I voted against going to war in Iraq; I have consistently challenged the administration's conduct of the war; and I have long fought to change our policy there. But I cannot vote to stop funding the troops while they are in harm's way, conducting dangerous missions such as those recently begun north of Baghdad. .I agree with Lincoln, who decided "that the Administration had done wrong in getting us into the war, but that the Officers and soldiers who went to the field must be supplied and sustained at all events."
(Emphasis supplied.) To describe to you how misleading Levin's quotation is I think we need to be provided a fuller measure of Lincoln's quote, which is from a letter he wrote to Joseph Medill, the publisher of the Chicago Tribune in 1858, when Lincoln was a candidate for the Senate and was being charged with "abandoning the troops" (the more things change the more they stay the same.) This was not Lincoln standing on the floor of the Congress making a speech at the time. This was Lincoln the politician, 10 years later, trying to repel smears against him. And even then, Lincoln was NOT presented with the choices Levin faces. Here is the letter, in pertinent part:
. . . I was in Congress but one term. I was a candidate when war broke out- and then I took the ground, from which I never varied from, that the Administration had done wrong to get us into war, but that the Officers and Soldiers who went into the field must be supplied and sustained at all events. I was elected in August 1846 . . . but did not take my seat until December 1847. In the interval, all the battles had been fought and the war substantially ended though our Army was still in Mexico and the treaty of peace was not finally concluded until May 30, 1848.
. . . [A] man named John Henry was named to fill the vacancy [of the prior Congressman who was holding the seat Lincoln was to win] and so came into Congress before I did. . . . A bill corresponding with great accuracy to that described by the Times [the paper accusing Lincoln of "abandoning the troops"] passed the House of Representatives and was voted against by John Henry. . . .
What do we discern from all this? That this is hardly Lincoln at the height of poltical courage or wisdom. This is Lincoln fighting against a negative political attack 11 years after the fact. It is dishonest of Levin to pretend this was some principled stand Lincoln took. Lincoln himself says he NEVER took office until after the fighting in Mexico was ended! He never faced that hard vote.
But beyond that, Levin is misleading in arguing that a vote in the first year of the war would somehow be equivalent to the situation faced by the Congress today with President Bush. Through the duration of the Mexican War, the congress was in the hands of the pro-Mexican War Democratic Party. The Whigs could do nothing to stop the war. Indeed, the war ended in less than 2 years, ending fomrally in May 1848. As Lincoln wrote, he basically had nothing to vote on.
Lincoln wrote many things at many times about many subjects. I would suggest that people not look too closely at the transcripts of the Lincoln-Douglas debates that occurred on the Southern portion of Illinois. I have said this many times -- Abraham Lincoln was a poltician, doing and saying what politicians have to. Except in moments when they must stand on principle, to achieve their greatness.

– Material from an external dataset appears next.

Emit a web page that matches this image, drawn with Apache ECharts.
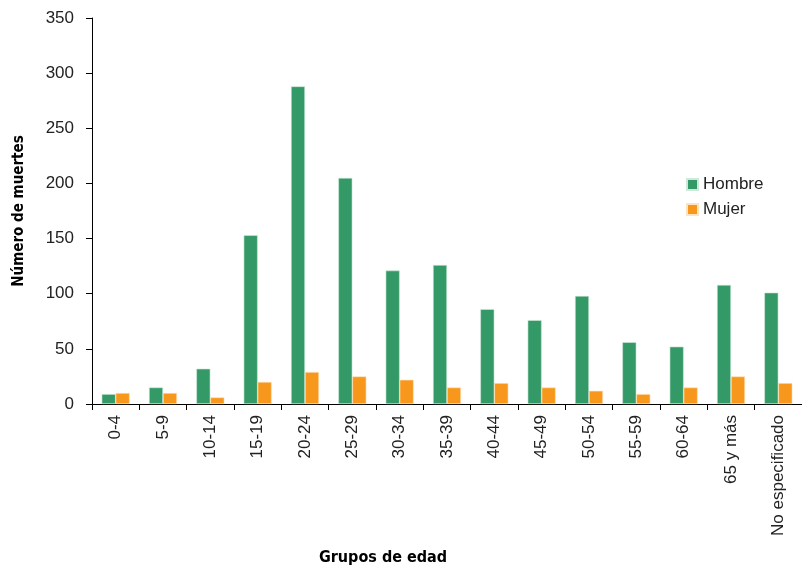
<!DOCTYPE html>
<html>
<head>
<meta charset="utf-8">
<script src="https://cdn.jsdelivr.net/npm/echarts@6/dist/echarts.min.js"></script>
<style>html,body{margin:0;padding:0;background:#fff}#c{width:802px;height:567px}</style>
</head>
<body>
<div id="c"></div>
<script>
const categories = ['0-4','5-9','10-14','15-19','20-24','25-29','30-34','35-39','40-44','45-49','50-54','55-59','60-64','65 y más','No especificado'];
const hombre = [9, 15, 32, 153, 288, 205, 121, 126, 86, 76, 98, 56, 52, 108, 101];
const mujer = [10, 10, 6, 20, 29, 25, 22, 15, 19, 15, 12, 9, 15, 25, 19];
const yTicks = [0, 50, 100, 150, 200, 250, 300, 350];

const labelFont = 'Liberation Sans';
const titleFont = '"DejaVu Sans Condensed", "DejaVu Sans", sans-serif';
const chart = echarts.init(document.getElementById('c'), null, {renderer: 'canvas'});
chart.setOption({
  animation: false,
  backgroundColor: '#fff',
  grid: {left: 92, top: 18, width: 718, height: 386, containLabel: false},
  legend: {
    orient: 'vertical', left: 686, top: 176, padding: 0,
    itemWidth: 11, itemHeight: 11, itemGap: 8,
    icon: 'rect',
    textStyle: {fontFamily: labelFont, fontSize: 17, color: '#222'},
    data: ['Hombre', 'Mujer']
  },
  xAxis: {
    type: 'category', data: categories,
    axisLine: {lineStyle: {color: '#000', width: 1}},
    axisTick: {show: true, length: 6, alignWithLabel: false, lineStyle: {color: '#000'}},
    axisLabel: {rotate: 90, fontFamily: labelFont, fontSize: 17, color: '#222', margin: 11, interval: 0}
  },
  yAxis: {
    type: 'value', min: yTicks[0], max: yTicks[yTicks.length-1], interval: 50,
    name: 'Número de muertes', nameLocation: 'middle', nameGap: 65,
    nameTextStyle: {fontFamily: titleFont, fontWeight: 'bold', fontSize: 15, color: '#000'},
    axisLine: {show: true, lineStyle: {color: '#000', width: 1}},
    axisTick: {show: true, length: 6, lineStyle: {color: '#000'}},
    splitLine: {show: false},
    axisLabel: {fontFamily: labelFont, fontSize: 17, color: '#222', margin: 18}
  },
  graphic: [{
    type: 'text', x: 383, y: 558,
    style: {text: 'Grupos de edad', fontFamily: titleFont, fontWeight: 'bold', fontSize: 16, fill: '#000', align: 'center', verticalAlign: 'middle'}
  }],
  series: [
    {name: 'Hombre', type: 'bar', data: hombre, barWidth: 14, barGap: '0%',
     itemStyle: {color: '#339966', borderColor: '#cfe8d9', borderWidth: 0.6}},
    {name: 'Mujer', type: 'bar', data: mujer, barWidth: 14, barGap: '0%',
     itemStyle: {color: '#F7981D', borderColor: '#fde3c0', borderWidth: 0.6}}
  ]
});
</script>
</body>
</html>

Lincoln's moments of political calculation and shrewdness are not to be confused with his moments of greatness.
In this column, Carl Levin shows neither political shrewdness nor greatness. He demonstrates his feet of clay - a lack of political courage and imagination.
It is clear that Carl Levin will never be an extraordinary leader. This is no surprise. But I am surprised that Levin stooped to the misleading tactics of the Right. For this invocation of Lincoln for these disingenuous purpose did not start with Levin. It started on the Right. Levin shames himself by adopting it.